TFRecord 포맷

tensorflow는 대용량 데이터를 저장하기 위해 tfrecord라는 포맷을 사용한다.
tfrecord는 크기가 다른 여러가지 레코드를 저장하는 이진 포맷이다.
각 레코드는 레코드 길이 CRC checksum(길이가 올바른지 체크하는), 실제 데이터, 데이터를 위한 CRC checksum으로 구성된다.

with tf.io.TFRecordWriter("my_data.tfrecord") as f:
    f.write(b"This is the first record")
    f.write(b"And this is the second record")

위 코드와 같은 방법으로 tfrecord를 작성할 수 있다.

filepaths = ["my_data.tfrecord"]
dataset = tf.data.TFRecordDataset(filepaths)
for item in dataset:
    print(item)

#tf.Tensor(b'This is the first record', shape=(), dtype=string)
#tf.Tensor(b'And this is the second record', shape=(), dtype=string)

tfrecord를 불러올 때는 filepath를 인자로 사용해 tf.data.TFRecordDataset()을 통해 불러올 수 있다.

filepaths = ["my_test_{}.tfrecord".format(i) for i in range(5)]
for i, filepath in enumerate(filepaths):
    with tf.io.TFRecordWriter(filepath) as f:
        for j in range(3):
            f.write("File {} record {}".format(i, j).encode("utf-8"))

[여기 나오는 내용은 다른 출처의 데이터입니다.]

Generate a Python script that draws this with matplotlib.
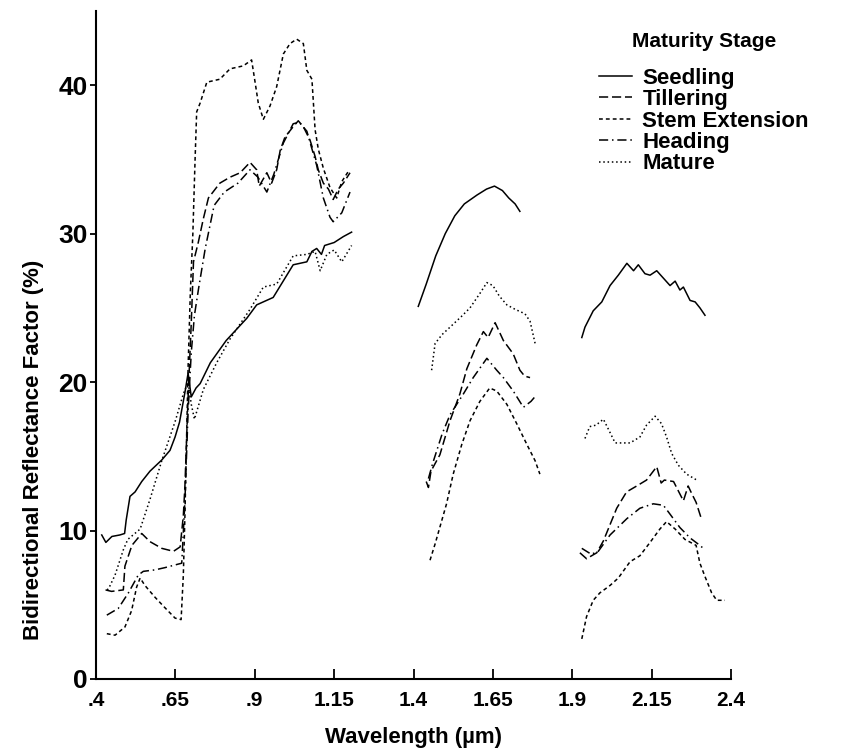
"""Bidirectional reflectance factor of wheat canopies by maturity stage."""

import matplotlib

matplotlib.use("Agg")
import matplotlib.pyplot as plt

nan = float("nan")

# wavelength (um) and reflectance (%), water-absorption gaps marked with nan
seedling_wl = [0.418, 0.431, 0.45, 0.475, 0.49, 0.495, 0.507, 0.523, 0.544, 0.57, 0.607, 0.633,
               0.649, 0.663, 0.68, 0.69, 0.70, 0.715, 0.728, 0.76, 0.81, 0.875, 0.906, 0.958,
               1.021, 1.064, 1.08, 1.095, 1.11, 1.12, 1.15, 1.179, 1.205,
               nan,
               1.415, 1.44, 1.47, 1.5, 1.53, 1.56, 1.6, 1.63, 1.655, 1.68, 1.7, 1.72, 1.735,
               nan,
               1.93, 1.94, 1.966, 1.993, 2.019, 2.045, 2.072, 2.093, 2.108, 2.129, 2.145, 2.166,
               2.187, 2.208, 2.224, 2.239, 2.25, 2.271, 2.287, 2.302, 2.318]
seedling_r = [9.7, 9.2, 9.6, 9.7, 9.8, 10.7, 12.3, 12.6, 13.3, 14.0, 14.75, 15.4,
              16.3, 17.3, 19.3, 20.6, 19.0, 19.6, 19.9, 21.3, 22.8, 24.3, 25.2, 25.7,
              27.9, 28.1, 28.8, 29.0, 28.6, 29.2, 29.4, 29.8, 30.1,
              nan,
              25.1, 26.6, 28.5, 30.0, 31.2, 32.0, 32.6, 33.0, 33.2, 32.9, 32.4, 32.0, 31.5,
              nan,
              23.0, 23.7, 24.8, 25.4, 26.5, 27.2, 28.0, 27.5, 27.9, 27.3, 27.2, 27.5,
              27.0, 26.5, 26.8, 26.2, 26.4, 25.5, 25.4, 25.0, 24.5]

tillering_wl = [0.43, 0.449, 0.486, 0.491, 0.513, 0.544, 0.57, 0.607, 0.644, 0.665, 0.675, 0.68,
                0.69, 0.70, 0.707, 0.722, 0.738, 0.754, 0.79, 0.822, 0.854, 0.885, 0.906, 0.914,
                0.938, 0.953, 0.969, 0.98, 0.995, 1.021, 1.037, 1.053, 1.074, 1.09, 1.10, 1.116,
                1.132, 1.147, 1.163, 1.179, 1.2,
                nan,
                1.44, 1.447, 1.455, 1.483, 1.515, 1.546, 1.568, 1.599, 1.62, 1.635, 1.657, 1.67,
                1.683, 1.714, 1.735, 1.75, 1.767,
                nan,
                1.924, 1.945, 1.977, 1.998, 2.019, 2.04, 2.071, 2.103, 2.134, 2.166, 2.18, 2.19,
                2.219, 2.25, 2.265, 2.276, 2.29, 2.308]
tillering_r = [6.0, 5.9, 6.0, 7.6, 9.0, 9.8, 9.25, 8.8, 8.6, 8.9, 11.0, 13.0,
               19.0, 24.0, 28.1, 29.4, 31.0, 32.4, 33.4, 33.8, 34.1, 34.8, 34.3, 33.2,
               34.1, 33.4, 34.3, 35.6, 36.5, 37.2, 37.6, 37.2, 36.3, 35.2, 34.3, 33.4,
               33.0, 32.3, 33.0, 33.4, 34.1,
               nan,
               13.3, 12.9, 14.0, 15.1, 17.4, 19.2, 20.9, 22.5, 23.4, 23.0, 24.0, 23.4,
               22.8, 21.9, 20.8, 20.4, 20.3,
               nan,
               8.5, 8.1, 8.5, 9.3, 10.4, 11.5, 12.6, 13.0, 13.4, 14.3, 13.2, 13.4,
               13.3, 12.0, 13.0, 12.5, 11.9, 10.7]

stem_wl = [0.434, 0.46, 0.491, 0.512, 0.528, 0.539, 0.554, 0.586, 0.617, 0.649, 0.668, 0.675,
           0.68, 0.685, 0.69, 0.697, 0.705, 0.712, 0.717, 0.728, 0.749, 0.79, 0.822, 0.864,
           0.89, 0.901, 0.911, 0.927, 0.948, 0.969, 0.99, 1.011, 1.032, 1.053, 1.064, 1.08,
           1.09, 1.10, 1.116, 1.137, 1.158, 1.174, 1.195,
           nan,
           1.452, 1.468, 1.504, 1.525, 1.552, 1.578, 1.609, 1.64, 1.662, 1.694, 1.725, 1.757,
           1.783, 1.798,
           nan,
           1.93, 1.945, 1.966, 1.987, 2.019, 2.045, 2.082, 2.113, 2.145, 2.176, 2.197, 2.224,
           2.255, 2.29, 2.302, 2.318, 2.339, 2.355, 2.381]
stem_r = [3.05, 2.95, 3.5, 4.6, 6.2, 6.8, 6.3, 5.5, 4.8, 4.1, 4.0, 7.0,
          11.0, 16.0, 21.0, 26.0, 30.0, 35.0, 38.2, 38.8, 40.2, 40.4, 41.1, 41.3,
          41.7, 40.2, 38.8, 37.7, 38.6, 39.9, 42.1, 42.8, 43.1, 42.8, 41.0, 40.4,
          37.0, 35.7, 34.4, 33.1, 32.4, 33.5, 34.2,
          nan,
          8.0, 9.1, 11.8, 13.8, 15.8, 17.4, 18.7, 19.6, 19.4, 18.5, 17.2, 15.8,
          14.7, 13.8,
          nan,
          2.7, 4.2, 5.3, 5.8, 6.3, 6.8, 7.9, 8.3, 9.2, 10.1, 10.6, 10.1,
          9.4, 9.0, 7.8, 6.9, 5.8, 5.3, 5.3]

heading_wl = [0.434, 0.47, 0.502, 0.533, 0.549, 0.586, 0.617, 0.67, 0.68, 0.69, 0.70, 0.71,
              0.723, 0.744, 0.772, 0.804, 0.847, 0.885, 0.91, 0.938, 0.96, 0.99, 1.021, 1.04,
              1.064, 1.095, 1.116, 1.137, 1.147, 1.174, 1.2,
              nan,
              1.447, 1.46, 1.49, 1.515, 1.557, 1.588, 1.631, 1.662, 1.683, 1.714, 1.746, 1.77,
              1.786,
              nan,
              1.93, 1.96, 1.982, 2.019, 2.072, 2.113, 2.155, 2.187, 2.208, 2.239, 2.271, 2.302,
              2.318]
heading_r = [4.3, 4.75, 5.8, 7.0, 7.25, 7.35, 7.5, 7.8, 12.0, 18.0, 22.0, 24.5,
             26.3, 29.0, 31.9, 32.8, 33.4, 34.3, 33.8, 32.8, 34.0, 36.1, 37.4, 37.5,
             36.9, 34.6, 32.4, 31.1, 30.8, 31.4, 32.8,
             nan,
             13.5, 14.5, 16.5, 17.8, 19.2, 20.3, 21.6, 20.8, 20.3, 19.4, 18.3, 18.7,
             19.1,
             nan,
             8.8, 8.4, 8.6, 9.7, 10.8, 11.5, 11.8, 11.7, 11.1, 10.2, 9.5, 9.0,
             8.7]

mature_wl = [0.435, 0.44, 0.46, 0.486, 0.5, 0.539, 0.57, 0.607, 0.65, 0.675, 0.69, 0.70,
             0.71, 0.738, 0.78, 0.822, 0.885, 0.927, 0.969, 1.021, 1.064, 1.09, 1.106, 1.127,
             1.15, 1.174, 1.205,
             nan,
             1.457, 1.468, 1.49, 1.515, 1.55, 1.578, 1.61, 1.631, 1.65, 1.67, 1.694, 1.72,
             1.751, 1.767, 1.783,
             nan,
             1.94, 1.955, 1.975, 1.998, 2.019, 2.035, 2.082, 2.113, 2.134, 2.161, 2.181, 2.197,
             2.213, 2.234, 2.26, 2.292]
mature_r = [6.0, 6.1, 7.0, 8.7, 9.4, 10.1, 12.1, 14.7, 17.4, 19.2, 20.0, 18.5,
            17.5, 19.5, 21.3, 22.9, 24.9, 26.4, 26.6, 28.5, 28.6, 28.8, 27.5, 28.6,
            28.9, 28.1, 29.2,
            nan,
            20.8, 22.6, 23.2, 23.7, 24.4, 25.0, 26.0, 26.7, 26.5, 25.8, 25.2, 24.9,
            24.6, 24.1, 22.6,
            nan,
            16.2, 17.0, 17.1, 17.5, 16.6, 15.9, 15.9, 16.3, 17.1, 17.7, 17.2, 16.3,
            15.2, 14.4, 13.8, 13.4]

stage_labels = ["Seedling", "Tillering", "Stem Extension", "Heading", "Mature"]
x_ticks = [0.4, 0.65, 0.9, 1.15, 1.4, 1.65, 1.9, 2.15, 2.4]
x_tick_labels = [".4", ".65", ".9", "1.15", "1.4", "1.65", "1.9", "2.15", "2.4"]
y_ticks = [0, 10, 20, 30, 40]

LINESTYLES = {
    "Seedling": "-",
    "Tillering": (0, (6, 2.5)),
    "Stem Extension": (0, (2.5, 2)),
    "Heading": (0, (6, 2.5, 1, 2.5)),
    "Mature": (0, (1, 1.8)),
}

plt.rcParams.update({"font.family": ["Liberation Sans", "DejaVu Sans"],
                     "font.weight": "bold", "axes.labelweight": "bold"})


def main() -> int:
    fig = plt.figure(figsize=(8.52, 7.54), dpi=100)
    ax = fig.add_axes([0.1127, 0.0995, 0.858 - 0.1127, 0.886])

    series = [(seedling_wl, seedling_r), (tillering_wl, tillering_r), (stem_wl, stem_r),
              (heading_wl, heading_r), (mature_wl, mature_r)]
    for (wl, r), label in zip(series, stage_labels):
        ax.plot(wl, r, color="black", linewidth=1.1, linestyle=LINESTYLES[label], label=label)

    ax.set_xlim(0.4, 2.4)
    ax.set_ylim(0, 45)
    for side in ("top", "right"):
        ax.spines[side].set_visible(False)
    for side in ("left", "bottom"):
        ax.spines[side].set_linewidth(1.5)

    ax.set_xticks(x_ticks)
    ax.set_xticklabels(x_tick_labels, fontsize=15)
    ax.set_yticks(y_ticks)
    ax.set_yticklabels([str(v) for v in y_ticks], fontsize=19)
    ax.tick_params(axis="x", direction="in", length=7, width=1.3, pad=9)
    ax.tick_params(axis="y", direction="out", length=4, width=1.3, pad=2)

    ax.set_xlabel("Wavelength (µm)", fontsize=16)
    ax.xaxis.set_label_coords(0.5, -0.072)
    ax.set_ylabel("Bidirectional Reflectance Factor (%)", fontsize=16)
    ax.yaxis.set_label_coords(-0.082, 0.343)

    leg = ax.legend(loc="upper left", bbox_to_anchor=(599 / 852, 1 - 32 / 754),
                    bbox_transform=fig.transFigure, frameon=False, fontsize=16,
                    title="Maturity Stage", title_fontsize=15, handlelength=1.5,
                    handletextpad=0.45, labelspacing=0.02, borderpad=0, borderaxespad=0)
    leg.get_title().set_fontweight("bold")
    leg._legend_box.sep = 12

    fig.savefig("out.png", dpi=100)
    return 0


if __name__ == "__main__":
    raise SystemExit(main())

dataset = tf.data.TFRecordDataset(filepaths, num_parallel_reads=3)
for item in dataset:
    print(item)

list_files()와 interleave()를 사용했던 것 처럼 여러 파일에서 레코드를 위 코드처럼 번갈아가며 읽을 수도 있다.

13.2.1 압축된 TFRecord 파일

tfrecord file을 압축하여 저장할 수 있다.


options = tf.io.TFRecordOptions(compression_type="GZIP")
with tf.io.TFRecordWriter("my_compressed.tfrecord", options) as f:
    f.write(b"This is the first record")
    f.write(b"And this is the second record")

저장하는 코드이다. options만 지정해주면 압축이 가능하다.


dataset = tf.data.TFRecordDataset(["my_compressed.tfrecord"],
                                  compression_type="GZIP")
for item in dataset:
    print(item)

13.2.2 프로토콜 버퍼 개요

프로토콜 버퍼

직렬화

데이터를 파일로 저장하거나 네트워크 통신이 가능하도록 형식을 바꾸어 주는 것.

프로토콜 버퍼

프로토콜 버퍼는 google이 개발한 이진 포맷으로 파일 저장이나 네트워크 전송 등을 위해 사용한다.
직렬화 된 데이터를 이진 포맷으로 저장하기 때문에 더 적은 용량으로 데이터 전송이 가능하다.
데이터를 직렬화 하기 때문에 Language Neutral하다.
jpg, png파일과 같은 이미지 파일들을 사용할 때 필요한 인코딩, 디코딩 작업이 필요 없이 직렬화된 데이터를 읽으면 되므로 편리하다.
보통 데이터를 보관할 때 data, target을 분리하여 보관하게 되는데, 프로토콜 버퍼를 사용하면 직렬화 하여 하나의 파일로 보관할 수 있기 때문에 data와 target을 매칭해주는 코드를 추가적으로 작성할 필요가 없어져 불필요한 코드를 줄일 수 있다.

프로토콜 버퍼 생성

#person.proto로 파일 저장
%%writefile person.proto 
syntax = "proto3"; #protocol buffer version3
message Person {
  string name = 1;
  int32 id = 2;
  repeated string email = 3;
}

C언어의 구조체 형식과 비슷하게 프로토콜 버퍼를 만들 수 있다.
1, 2, 3은 각각 필드 식별자로 데이터의 이진 표현에 사용된다.

프로토콜 버퍼 컴파일


!protoc person.proto --python_out=. --descriptor_set_out=person.desc --include_imports

프로토콜 버퍼는 protoc라는 c언어 기반 컴파일러를 통해 컴파일을 진행하고 --python_out=. 옵션을 통해 python 클래스를 생성해야 사용할 수 있다.

!ls
# person.desc  person_pb2.py  person.proto

컴파일이 끝나면 디렉토리에 person.desc, person_pb2.py 2개의 파일이 추가된다. 이중 pb2(protocol buffer 2)가 붙은 파일을 import하여 클래스를 사용할 수 있다.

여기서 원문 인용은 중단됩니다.